R4: Reinforced Retriever-reorder-responder For Retrieval-augmented Large Language Models

Zhang Taolin, Li Dongyang, Chen Qizhou, Wang Chengyu, Huang Longtao, Xue Hui, He Xiaofeng, Huang Jun. Arxiv 2024

[Paper]    
Applications Attention Mechanism Language Modeling Model Architecture Prompting RAG Reinforcement Learning Security

Retrieval-augmented large language models (LLMs) leverage relevant content retrieved by information retrieval systems to generate correct responses, aiming to alleviate the hallucination problem. However, existing retriever-responder methods typically append relevant documents to the prompt of LLMs to perform text generation tasks without considering the interaction of fine-grained structural semantics between the retrieved documents and the LLMs.
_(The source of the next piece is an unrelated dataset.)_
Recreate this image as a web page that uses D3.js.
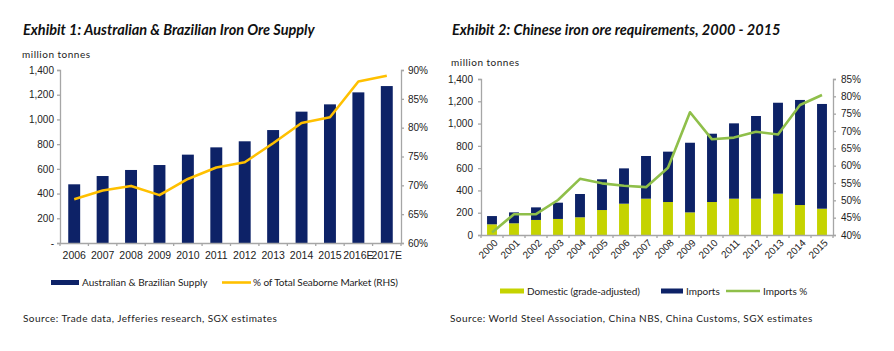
<!DOCTYPE html>
<html>
<head>
<meta charset="utf-8">
<script src="https://cdn.jsdelivr.net/npm/d3@7"></script>
<style>
  body { margin: 0; background: #fff; }
  svg { font-family: Lato, "Open Sans", sans-serif; }
</style>
</head>
<body>
<svg id="chart" width="894" height="351"></svg>
<script>
// Exhibit 1 data
var supplyYears = ["2006", "2007", "2008", "2009", "2010", "2011", "2012", "2013", "2014", "2015", "2016E", "2017E"];
var supplyValues = [475, 542, 591, 631, 715, 774, 823, 914, 1063, 1122, 1219, 1270];
var seaborneShare = [67.6, 69.1, 69.9, 68.3, 71.1, 73.1, 74.0, 77.3, 80.8, 81.8, 88.0, 89.0];

// Exhibit 2 data
var chinaYears = ["2000", "2001", "2002", "2003", "2004", "2005", "2006", "2007", "2008", "2009", "2010", "2011", "2012", "2013", "2014", "2015"];
var domestic = [96, 105, 135, 144, 159, 224, 281, 326, 296, 203, 296, 326, 326, 371, 269, 236];
var imports = [74, 98, 113, 146, 209, 276, 317, 383, 452, 625, 613, 676, 742, 816, 943, 940];
var importsPct = [40.7, 46.0, 46.0, 50.1, 56.2, 54.9, 54.2, 53.8, 59.4, 75.4, 67.6, 68.1, 69.8, 69.0, 77.5, 80.4];

var leftTicks = [0, 200, 400, 600, 800, 1000, 1200, 1400];

var NAVY = "#0d2267", GOLD = "#ffc000", LIME = "#c5d300", GREEN = "#8fbf4a", AXIS = "#a6a6a6", TXT = "#222";

var svg = d3.select("#chart");

function styleAxis(g) {
  g.selectAll("path.domain").attr("stroke", AXIS).attr("stroke-width", 1.3);
  g.selectAll(".tick line").attr("stroke", AXIS).attr("stroke-width", 1.3);
  g.selectAll("text").attr("fill", TXT).style("font-size", "10px");
}

function title(x, y, t) {
  svg.append("text").attr("x", x).attr("y", y)
    .style("font-size", "14.5px").style("font-weight", "bold").style("font-style", "italic")
    .attr("fill", "#111").text(t);
}

function small(x, y, t, size, spacing) {
  return svg.append("text").attr("x", x).attr("y", y)
    .style("font-size", (size || 10) + "px").style("letter-spacing", (spacing || 0) + "px")
    .attr("fill", TXT).text(t);
}

// ---------- Exhibit 1 ----------
(function() {
  var x0 = 60, x1 = 401, yTop = 70, yBot = 243;
  var x = d3.scaleBand().domain(supplyYears).range([x0, x1]).paddingInner(0.58).paddingOuter(0.29);
  var xb = d3.scaleBand().domain(supplyYears).range([x0, x1]);
  var y = d3.scaleLinear().domain([0, 1400]).range([yBot, yTop]);
  var y2 = d3.scaleLinear().domain([60, 90]).range([yBot, yTop]);

  title(23, 35, "Exhibit 1: Australian & Brazilian Iron Ore Supply");
  small(22, 58, "million tonnes", 10, 0.5);

  svg.append("g").selectAll("rect").data(supplyValues).enter().append("rect")
    .attr("x", function(d, i) { return x(supplyYears[i]); })
    .attr("y", function(d) { return y(d); })
    .attr("width", x.bandwidth())
    .attr("height", function(d) { return yBot - y(d); })
    .attr("fill", NAVY);

  var ga = svg.append("g").attr("transform", "translate(" + x0 + ",0)")
    .call(d3.axisLeft(y).tickValues(leftTicks).tickSize(3).tickPadding(3)
      .tickFormat(function(d) { return d === 0 ? "-" : d3.format(",")(d); }));
  styleAxis(ga);

  var gr = svg.append("g").attr("transform", "translate(" + x1 + ",0)")
    .call(d3.axisRight(y2).tickValues([60, 65, 70, 75, 80, 85, 90]).tickSize(3).tickPadding(4)
      .tickFormat(function(d) { return d + "%"; }));
  styleAxis(gr);

  var gx = svg.append("g").attr("transform", "translate(0," + yBot + ")")
    .call(d3.axisBottom(xb).tickSize(0).tickPadding(9));
  styleAxis(gx);
  gx.selectAll("text").style("font-size", "10.5px");
  gx.selectAll(".sep").data(d3.range(supplyYears.length + 1)).enter().append("line")
    .attr("x1", function(i) { return x0 + i * xb.step(); })
    .attr("x2", function(i) { return x0 + i * xb.step(); })
    .attr("y1", 0).attr("y2", 3).attr("stroke", AXIS).attr("stroke-width", 1.3);

  var line = d3.line()
    .x(function(d, i) { return xb(supplyYears[i]) + xb.bandwidth() / 2; })
    .y(function(d) { return y2(d); });
  svg.append("path").datum(seaborneShare).attr("d", line)
    .attr("fill", "none").attr("stroke", GOLD).attr("stroke-width", 2.6).attr("stroke-linejoin", "round");

  // legend
  svg.append("rect").attr("x", 51).attr("y", 280).attr("width", 28).attr("height", 5).attr("fill", NAVY);
  small(82, 286, "Australian & Brazilian Supply", 10);
  svg.append("line").attr("x1", 222).attr("x2", 251).attr("y1", 282.5).attr("y2", 282.5)
    .attr("stroke", GOLD).attr("stroke-width", 2.6);
  small(253, 286, "% of Total Seaborne Market (RHS)", 10, -0.1);

  small(23, 322, "Source: Trade data, Jefferies research, SGX estimates", 10, 0.45);
})();

// ---------- Exhibit 2 ----------
(function() {
  var x0 = 481, x1 = 833, yTop = 79, yBot = 235;
  var xb = d3.scaleBand().domain(chinaYears).range([x0, x1]);
  var x = d3.scaleBand().domain(chinaYears).range([x0, x1]).paddingInner(0.55).paddingOuter(0.275);
  var y = d3.scaleLinear().domain([0, 1400]).range([yBot, yTop]);
  var y2 = d3.scaleLinear().domain([40, 85]).range([yBot, yTop]);

  title(452, 35, "Exhibit 2: Chinese iron ore requirements, 2000 - 2015");
  small(451, 66, "million tonnes", 10, 0.5);

  var rows = chinaYears.map(function(yr, i) { return { year: yr, domestic: domestic[i], imports: imports[i] }; });
  var stacked = d3.stack().keys(["domestic", "imports"])(rows);
  var colors = { domestic: LIME, imports: NAVY };

  svg.append("g").selectAll("g").data(stacked).enter().append("g")
    .attr("fill", function(s) { return colors[s.key]; })
    .selectAll("rect").data(function(s) { return s; }).enter().append("rect")
    .attr("x", function(d) { return x(d.data.year); })
    .attr("y", function(d) { return y(d[1]); })
    .attr("width", x.bandwidth())
    .attr("height", function(d) { return y(d[0]) - y(d[1]); });

  var ga = svg.append("g").attr("transform", "translate(" + x0 + ",0)")
    .call(d3.axisLeft(y).tickValues(leftTicks).tickSize(3).tickPadding(5).tickFormat(d3.format(",")));
  styleAxis(ga);

  var gr = svg.append("g").attr("transform", "translate(" + x1 + ",0)")
    .call(d3.axisRight(y2).tickValues(d3.range(40, 86, 5)).tickSize(3).tickPadding(5)
      .tickFormat(function(d) { return d + "%"; }));
  styleAxis(gr);

  var gx = svg.append("g").attr("transform", "translate(0," + yBot + ")")
    .call(d3.axisBottom(xb).tickSize(0).tickPadding(0));
  styleAxis(gx);
  gx.selectAll("text")
    .attr("text-anchor", "end")
    .attr("transform", "translate(4,6) rotate(-45)")
    .attr("dy", "0.35em");
  gx.selectAll(".sep").data(d3.range(chinaYears.length + 1)).enter().append("line")
    .attr("x1", function(i) { return x0 + i * xb.step(); })
    .attr("x2", function(i) { return x0 + i * xb.step(); })
    .attr("y1", 0).attr("y2", 3).attr("stroke", AXIS).attr("stroke-width", 1.3);

  var line = d3.line()
    .x(function(d, i) { return xb(chinaYears[i]) + xb.bandwidth() / 2; })
    .y(function(d) { return y2(d); });
  svg.append("path").datum(importsPct).attr("d", line)
    .attr("fill", "none").attr("stroke", GREEN).attr("stroke-width", 2.6).attr("stroke-linejoin", "round");

  // legend
  svg.append("rect").attr("x", 500).attr("y", 288.5).attr("width", 24).attr("height", 5).attr("fill", LIME);
  small(527, 295, "Domestic (grade-adjusted)", 10, -0.1);
  svg.append("rect").attr("x", 661).attr("y", 288.5).attr("width", 22).attr("height", 5).attr("fill", NAVY);
  small(686, 295, "Imports", 10);
  svg.append("line").attr("x1", 726).attr("x2", 760).attr("y1", 291).attr("y2", 291)
    .attr("stroke", GREEN).attr("stroke-width", 2.6);
  small(763, 295, "Imports %", 10);

  small(450, 322, "Source: World Steel Association, China NBS, China Customs, SGX estimates", 10, 0.45);
})();
</script>
</body>
</html>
This issue is particularly important for accurate response generation as LLMs tend to “lose in the middle” when dealing with input prompts augmented with lengthy documents. In this work, we propose a new pipeline named “Reinforced Retriever-Reorder-Responder” (R\(^4\)) to learn document orderings for retrieval-augmented LLMs, thereby further enhancing their generation abilities while the large numbers of parameters of LLMs remain frozen. The reordering learning process is divided into two steps according to the quality of the generated responses: document order adjustment and document representation enhancement. Specifically, document order adjustment aims to organize retrieved document orderings into beginning, middle, and end positions based on graph attention learning, which maximizes the reinforced reward of response quality. Document representation enhancement further refines the representations of retrieved documents for responses of poor quality via document-level gradient adversarial learning. Extensive experiments demonstrate that our proposed pipeline achieves better factual question-answering performance on knowledge-intensive tasks compared to strong baselines across various public datasets. The source codes and trained models will be released upon paper acceptance.